Iraq Politicians Study Press Law Report

Parliamentary committee to examine IWPR report in its review of controversial press legislation.

Iraq Politicians Study Press Law Report

Parliamentary committee to examine IWPR report in its review of controversial press legislation.

Friday, 27 November, 2009

An Iraqi member of parliament involved in drafting a new press bill says his committee will consider criticisms voiced in an IWPR report before deciding whether to ratify the legislation.


IWPR-trained journalists produced a report in April warning that the proposed law, designed to protect the press, may instead obstruct it because it had failed to guarantee access to information.

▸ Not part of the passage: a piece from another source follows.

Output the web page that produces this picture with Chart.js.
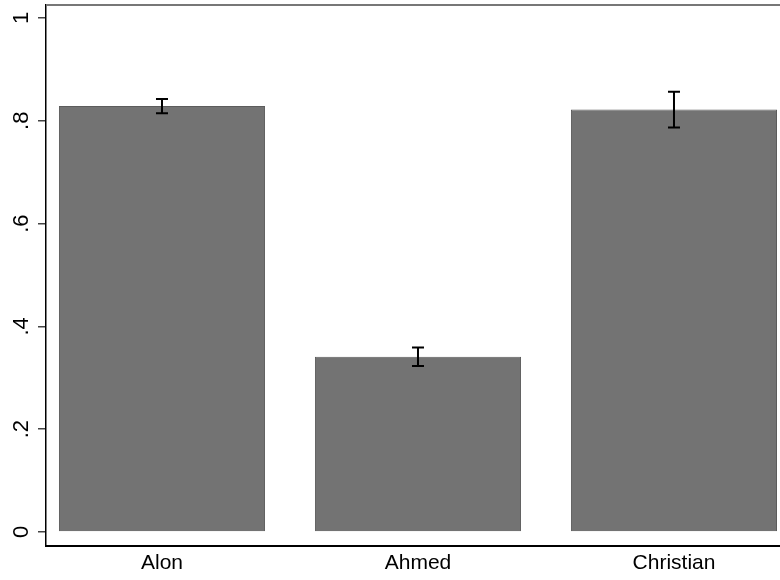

“This article highlights a number of topics which we will study when amending the bill,” said Mohammed Ismail al-Khazaali, a member of parliament’s Culture and Media Committee. “We hope this will do justice to the journalists.”


Khazaali praised the article for dealing concisely with a range of issues, saying, “Each of its paragraphs could work as the title of a distinct report aimed at amending the press law.”


The report, Deep Disquiet Over Iraq Press Law, revealed how Iraqi officials feel no obligation to answer journalists’ questions, which have grown bolder as security has improved.


It cited instances where bureaucrats had allegedly impeded reporters’ access to sources. Critics of the proposed bill said it urgently needed to safeguard their right to information. The story carried a response from officials defending the bill’s provisions.


Haqi Ismail, an editor with the Al-Zaman daily, said the IWPR article was presented during a master-class in investigative journalism conducted for Iraqi journalists by the British embassy in Amman.


“It is one of the best professionally written features produced in Iraq,” he said. “It demonstrates the shortcomings as well as the strengths of the bill.”


He said the article might force a change in the proposed law “if the Iraqi daily newspapers republished it locally”.


Hassan Baghdadi, a journalist with Ishtar Satellite TV channel, said the IWPR report clearly revealed the government’s attempts to place a positive spin on the press law.


“The report is excellent and contains accurate information, known only to professional journalists,” he said.


Ibrahim al-Saraji, head of the Journalists Protection Association, said the IWPR report revealed the difficulties Iraqi journalists faced in their jobs.


He was doubtful whether the bill would ever come into effect. “The government is not serious about passing it,” he said.


Saraji said he hoped the publication of the IWPR report would “give rise to external political pressure” from international organisations that could speed the bill’s progress through parliament.